James: The story basically is about a hard-working family man accused of killing a child when he was a child. Again, you don’t know if it was him or it wasn’t, but it’s more focused on the fact of the smear campaign, and how hard it is for someone’s life to be completely turned upside down – and also for the accuser. She’s determined to find answers. She’s looking everywhere she can, and trying everything she can to get them. It’s a story of determination, I think.
Rob: When I was thinking about the idea for The Victim, I decided that I would like to set the series in Scotland, because there are subtle but quite large differences in the way the Scottish legal system works compared to the English legal system. Finding a vehicle to explore the difference between the human need for justice and the law’s need for a black and white resolution – alongside a real desire to write something people talk about and disagree about – coalesced. I would describe The Victim as a courtroom drama, but also a crime drama and a relationship drama. It is hopefully universal, in as much as it seeks to explore the effect of a crime not just those directly involved, but also the people who are indirectly affected by it. It’s a thriller with a big question at the heart of it, but it’s also, essentially, a character-driven piece about the lasting effect of crime. Put simply: as a mother who has lost a child in horrific circumstances, what would you do if you simply couldn’t move past that? How far would you go to feel that some justice had been done? And alongside that, how would you feel if you were accused of something so grievous without any evidence, knowing full well how difficult it is to prove you haven’t done something?
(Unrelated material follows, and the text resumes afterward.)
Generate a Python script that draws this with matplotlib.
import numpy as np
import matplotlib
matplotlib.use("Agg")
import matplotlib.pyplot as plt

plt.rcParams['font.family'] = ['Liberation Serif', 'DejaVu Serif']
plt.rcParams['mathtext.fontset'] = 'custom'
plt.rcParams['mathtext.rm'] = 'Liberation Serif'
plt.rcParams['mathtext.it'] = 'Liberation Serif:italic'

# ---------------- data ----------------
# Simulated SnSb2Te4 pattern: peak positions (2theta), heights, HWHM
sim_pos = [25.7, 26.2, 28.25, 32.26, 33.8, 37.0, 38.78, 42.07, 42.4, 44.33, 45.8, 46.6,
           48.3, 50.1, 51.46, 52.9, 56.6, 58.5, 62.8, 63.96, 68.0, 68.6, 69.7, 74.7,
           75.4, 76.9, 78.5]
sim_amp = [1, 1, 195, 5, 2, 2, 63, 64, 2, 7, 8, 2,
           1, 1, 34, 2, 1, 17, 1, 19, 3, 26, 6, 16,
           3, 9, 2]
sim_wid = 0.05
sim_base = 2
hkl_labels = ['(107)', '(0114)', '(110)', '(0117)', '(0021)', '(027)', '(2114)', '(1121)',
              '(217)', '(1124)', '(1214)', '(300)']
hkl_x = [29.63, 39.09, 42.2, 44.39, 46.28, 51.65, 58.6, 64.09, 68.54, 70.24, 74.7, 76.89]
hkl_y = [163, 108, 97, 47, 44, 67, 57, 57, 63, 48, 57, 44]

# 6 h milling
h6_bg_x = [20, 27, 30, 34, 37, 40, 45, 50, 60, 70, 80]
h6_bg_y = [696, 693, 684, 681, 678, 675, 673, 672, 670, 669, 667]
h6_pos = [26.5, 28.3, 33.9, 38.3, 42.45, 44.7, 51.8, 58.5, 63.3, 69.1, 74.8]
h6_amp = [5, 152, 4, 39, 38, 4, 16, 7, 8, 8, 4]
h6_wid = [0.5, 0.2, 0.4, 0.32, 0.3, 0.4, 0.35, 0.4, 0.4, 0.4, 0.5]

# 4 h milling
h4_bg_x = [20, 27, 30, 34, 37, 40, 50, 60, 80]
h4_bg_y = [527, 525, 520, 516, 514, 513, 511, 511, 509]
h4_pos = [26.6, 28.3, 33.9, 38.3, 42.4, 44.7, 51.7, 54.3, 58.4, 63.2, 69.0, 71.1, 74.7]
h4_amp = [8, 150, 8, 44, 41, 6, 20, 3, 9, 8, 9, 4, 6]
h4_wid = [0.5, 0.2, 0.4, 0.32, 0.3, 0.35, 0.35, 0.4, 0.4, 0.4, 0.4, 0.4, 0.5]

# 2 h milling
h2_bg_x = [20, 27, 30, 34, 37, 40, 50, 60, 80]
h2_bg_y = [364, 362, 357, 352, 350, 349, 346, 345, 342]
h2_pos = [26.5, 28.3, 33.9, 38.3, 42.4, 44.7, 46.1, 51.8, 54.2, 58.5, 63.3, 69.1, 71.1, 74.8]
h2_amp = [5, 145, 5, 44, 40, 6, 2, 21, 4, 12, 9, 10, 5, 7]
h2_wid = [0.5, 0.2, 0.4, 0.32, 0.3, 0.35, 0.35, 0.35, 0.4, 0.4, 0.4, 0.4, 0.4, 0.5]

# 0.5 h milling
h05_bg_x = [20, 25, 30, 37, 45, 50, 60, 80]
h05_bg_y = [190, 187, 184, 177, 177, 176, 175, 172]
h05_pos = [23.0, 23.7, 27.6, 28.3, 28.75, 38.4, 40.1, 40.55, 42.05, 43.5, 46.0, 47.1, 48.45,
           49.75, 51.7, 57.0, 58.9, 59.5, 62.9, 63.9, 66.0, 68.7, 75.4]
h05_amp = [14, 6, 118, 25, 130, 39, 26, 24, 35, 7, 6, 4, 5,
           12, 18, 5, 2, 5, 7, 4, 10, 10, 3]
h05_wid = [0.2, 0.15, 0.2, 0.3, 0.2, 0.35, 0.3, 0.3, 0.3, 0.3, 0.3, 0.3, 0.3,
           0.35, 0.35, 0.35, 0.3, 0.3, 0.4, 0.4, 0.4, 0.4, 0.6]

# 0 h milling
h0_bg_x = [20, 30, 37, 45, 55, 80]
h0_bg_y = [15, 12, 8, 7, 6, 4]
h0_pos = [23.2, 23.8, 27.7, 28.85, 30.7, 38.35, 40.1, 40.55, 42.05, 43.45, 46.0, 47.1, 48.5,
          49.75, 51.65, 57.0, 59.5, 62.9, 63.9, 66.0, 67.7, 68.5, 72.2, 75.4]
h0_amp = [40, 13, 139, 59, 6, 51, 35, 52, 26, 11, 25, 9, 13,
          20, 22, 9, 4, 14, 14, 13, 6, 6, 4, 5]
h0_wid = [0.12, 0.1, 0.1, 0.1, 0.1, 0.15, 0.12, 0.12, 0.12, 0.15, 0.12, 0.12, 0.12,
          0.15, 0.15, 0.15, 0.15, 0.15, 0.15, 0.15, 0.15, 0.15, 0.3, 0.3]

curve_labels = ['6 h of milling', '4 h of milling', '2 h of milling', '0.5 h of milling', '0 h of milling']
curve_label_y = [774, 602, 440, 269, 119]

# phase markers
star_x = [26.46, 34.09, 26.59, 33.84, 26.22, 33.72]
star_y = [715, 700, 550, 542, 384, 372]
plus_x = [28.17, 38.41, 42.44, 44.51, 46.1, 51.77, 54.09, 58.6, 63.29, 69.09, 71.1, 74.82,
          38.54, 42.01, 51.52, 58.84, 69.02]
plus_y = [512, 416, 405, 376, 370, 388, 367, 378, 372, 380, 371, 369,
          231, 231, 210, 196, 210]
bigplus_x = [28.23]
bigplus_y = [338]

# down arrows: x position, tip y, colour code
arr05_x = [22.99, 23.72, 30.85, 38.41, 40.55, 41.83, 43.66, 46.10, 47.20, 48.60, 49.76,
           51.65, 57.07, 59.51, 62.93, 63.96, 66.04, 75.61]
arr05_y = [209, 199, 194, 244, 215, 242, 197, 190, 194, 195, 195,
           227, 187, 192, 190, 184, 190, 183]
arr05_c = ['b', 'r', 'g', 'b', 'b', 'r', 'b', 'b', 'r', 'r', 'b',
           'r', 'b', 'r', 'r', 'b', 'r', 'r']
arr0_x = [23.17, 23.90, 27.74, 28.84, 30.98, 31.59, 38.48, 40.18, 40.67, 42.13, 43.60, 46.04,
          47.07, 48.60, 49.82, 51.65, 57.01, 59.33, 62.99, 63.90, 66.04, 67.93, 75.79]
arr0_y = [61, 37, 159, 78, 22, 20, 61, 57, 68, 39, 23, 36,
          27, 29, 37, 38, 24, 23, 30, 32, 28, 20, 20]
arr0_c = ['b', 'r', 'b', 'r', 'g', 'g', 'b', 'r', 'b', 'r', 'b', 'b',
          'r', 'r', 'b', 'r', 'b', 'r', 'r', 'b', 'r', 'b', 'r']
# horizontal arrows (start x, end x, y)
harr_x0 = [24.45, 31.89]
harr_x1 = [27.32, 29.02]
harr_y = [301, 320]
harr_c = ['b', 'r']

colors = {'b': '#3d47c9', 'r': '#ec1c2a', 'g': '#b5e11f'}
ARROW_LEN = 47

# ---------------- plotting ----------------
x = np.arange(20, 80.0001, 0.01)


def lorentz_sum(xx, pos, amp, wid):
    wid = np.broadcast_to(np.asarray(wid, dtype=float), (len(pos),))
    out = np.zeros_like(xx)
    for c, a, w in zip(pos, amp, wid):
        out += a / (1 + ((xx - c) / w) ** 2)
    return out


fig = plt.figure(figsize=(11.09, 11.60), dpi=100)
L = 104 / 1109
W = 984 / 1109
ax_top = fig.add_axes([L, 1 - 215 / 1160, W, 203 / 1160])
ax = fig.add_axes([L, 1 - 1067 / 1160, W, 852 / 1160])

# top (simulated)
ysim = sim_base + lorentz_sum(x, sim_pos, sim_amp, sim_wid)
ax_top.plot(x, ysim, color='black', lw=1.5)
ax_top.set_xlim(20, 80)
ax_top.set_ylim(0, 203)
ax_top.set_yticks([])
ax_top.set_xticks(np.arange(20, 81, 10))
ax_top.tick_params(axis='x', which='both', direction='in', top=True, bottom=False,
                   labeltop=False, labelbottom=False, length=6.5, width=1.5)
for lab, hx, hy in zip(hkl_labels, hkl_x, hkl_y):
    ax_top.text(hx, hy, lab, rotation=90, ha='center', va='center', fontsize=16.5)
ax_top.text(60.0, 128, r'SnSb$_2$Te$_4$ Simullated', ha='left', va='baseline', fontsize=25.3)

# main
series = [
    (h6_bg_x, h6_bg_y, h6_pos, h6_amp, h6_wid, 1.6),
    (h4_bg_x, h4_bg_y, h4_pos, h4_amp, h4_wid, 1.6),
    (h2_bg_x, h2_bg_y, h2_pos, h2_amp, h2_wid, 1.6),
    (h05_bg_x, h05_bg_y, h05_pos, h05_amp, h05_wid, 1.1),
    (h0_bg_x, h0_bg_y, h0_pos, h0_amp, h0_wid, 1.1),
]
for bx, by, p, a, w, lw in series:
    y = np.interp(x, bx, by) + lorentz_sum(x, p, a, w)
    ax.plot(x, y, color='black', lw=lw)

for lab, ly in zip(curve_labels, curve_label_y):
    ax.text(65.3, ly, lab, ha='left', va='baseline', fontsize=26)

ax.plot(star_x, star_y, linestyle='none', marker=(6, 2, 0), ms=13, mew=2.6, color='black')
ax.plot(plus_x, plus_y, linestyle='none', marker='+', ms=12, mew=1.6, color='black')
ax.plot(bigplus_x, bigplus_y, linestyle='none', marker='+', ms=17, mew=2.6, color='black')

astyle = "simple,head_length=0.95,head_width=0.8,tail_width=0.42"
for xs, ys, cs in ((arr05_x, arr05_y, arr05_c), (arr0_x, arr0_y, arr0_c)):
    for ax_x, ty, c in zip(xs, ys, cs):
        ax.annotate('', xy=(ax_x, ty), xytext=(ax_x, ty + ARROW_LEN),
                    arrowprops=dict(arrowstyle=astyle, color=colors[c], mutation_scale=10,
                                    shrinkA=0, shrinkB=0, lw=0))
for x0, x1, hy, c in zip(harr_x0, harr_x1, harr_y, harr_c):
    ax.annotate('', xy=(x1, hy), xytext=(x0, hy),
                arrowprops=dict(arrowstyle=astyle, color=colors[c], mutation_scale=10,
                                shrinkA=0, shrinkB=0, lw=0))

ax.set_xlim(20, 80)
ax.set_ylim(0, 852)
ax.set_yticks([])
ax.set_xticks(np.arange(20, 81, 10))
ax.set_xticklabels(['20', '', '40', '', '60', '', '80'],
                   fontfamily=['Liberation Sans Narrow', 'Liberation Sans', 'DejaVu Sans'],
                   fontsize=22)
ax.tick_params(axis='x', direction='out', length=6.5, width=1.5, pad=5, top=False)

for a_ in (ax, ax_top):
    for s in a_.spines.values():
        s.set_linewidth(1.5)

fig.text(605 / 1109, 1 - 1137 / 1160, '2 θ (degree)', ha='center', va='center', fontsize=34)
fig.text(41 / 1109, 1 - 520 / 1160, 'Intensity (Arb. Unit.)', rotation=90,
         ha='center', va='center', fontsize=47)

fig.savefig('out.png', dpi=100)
What can viewers expect from The Victim?
Kelly: I think it’s a compelling mystery. I’m hoping that viewers will want to find out what the truth is.
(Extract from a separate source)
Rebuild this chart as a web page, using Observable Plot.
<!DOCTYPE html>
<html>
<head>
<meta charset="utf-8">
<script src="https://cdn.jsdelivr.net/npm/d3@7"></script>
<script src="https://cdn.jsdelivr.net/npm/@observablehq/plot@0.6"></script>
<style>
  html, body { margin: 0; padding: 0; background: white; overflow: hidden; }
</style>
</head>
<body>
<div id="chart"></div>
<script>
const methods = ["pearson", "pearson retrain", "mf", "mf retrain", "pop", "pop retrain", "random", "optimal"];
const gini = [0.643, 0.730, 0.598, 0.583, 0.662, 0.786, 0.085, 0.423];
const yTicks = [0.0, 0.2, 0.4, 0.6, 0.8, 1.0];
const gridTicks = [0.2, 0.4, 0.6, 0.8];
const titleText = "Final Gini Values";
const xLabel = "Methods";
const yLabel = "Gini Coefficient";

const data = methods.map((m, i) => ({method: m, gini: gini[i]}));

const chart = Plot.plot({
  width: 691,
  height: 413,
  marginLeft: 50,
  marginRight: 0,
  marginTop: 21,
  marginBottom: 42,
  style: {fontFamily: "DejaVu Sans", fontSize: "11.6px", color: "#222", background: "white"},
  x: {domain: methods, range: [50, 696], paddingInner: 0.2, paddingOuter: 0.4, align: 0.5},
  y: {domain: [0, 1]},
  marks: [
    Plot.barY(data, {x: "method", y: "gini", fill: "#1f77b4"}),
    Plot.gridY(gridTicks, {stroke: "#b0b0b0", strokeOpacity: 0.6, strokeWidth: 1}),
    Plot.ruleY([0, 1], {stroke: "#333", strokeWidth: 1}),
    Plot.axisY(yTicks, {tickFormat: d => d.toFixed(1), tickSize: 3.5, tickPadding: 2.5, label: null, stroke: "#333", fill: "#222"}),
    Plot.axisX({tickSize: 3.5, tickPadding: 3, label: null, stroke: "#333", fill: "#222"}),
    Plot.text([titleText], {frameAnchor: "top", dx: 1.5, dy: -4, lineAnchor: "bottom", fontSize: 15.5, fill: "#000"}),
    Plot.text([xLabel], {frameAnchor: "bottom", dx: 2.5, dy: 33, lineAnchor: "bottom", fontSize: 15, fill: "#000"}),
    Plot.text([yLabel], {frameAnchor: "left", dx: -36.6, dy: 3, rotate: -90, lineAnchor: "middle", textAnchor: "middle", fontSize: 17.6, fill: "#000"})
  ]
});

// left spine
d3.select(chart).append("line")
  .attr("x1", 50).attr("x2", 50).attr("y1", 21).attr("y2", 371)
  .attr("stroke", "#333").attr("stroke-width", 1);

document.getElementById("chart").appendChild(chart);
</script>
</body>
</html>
John: I think people will have a gut reaction to it and then they’ll find themselves questioning that. It’ll be a game of four halves!
James: It’s about legal proceedings, but this is a completely different story to any that has been told before; it’s unique and it stands on its own. It’s definitely something you can come back to and watch two or three times and see it in different ways. What I believe is, the audience will invest in those characters from the beginning – because they both have powerful stories -and will want to go on a journey with them, because they care about their fates and care about how the things are going to unfold.
Sarah: There’s one fantastically big question running through the whole show, which is whether Craig Myers is really Eddie J Turner. And that’s a question that I hope will drive viewers to the end of the show. It’s a story that works on many levels: it works on the level of genre, in the sense that each episode has a fantastic cliffhanger. It leaves the audience in a different place at the end of each episode from where they started, in unexpected and surprising ways.
Rob: It’s the characters. It’s Kelly Macdonald as Anna. It’s James Harkness as Craig. It’s John Hannah as Grover and the wider cast who are just fantastic, and we will want to know more about their stories. They’ve all got stories that we will come to care about quickly and will want to come back to see what happens to them. By the end of the series, we’ll be able to look at each character and say their life was changed that day by that act, and things were never the same again.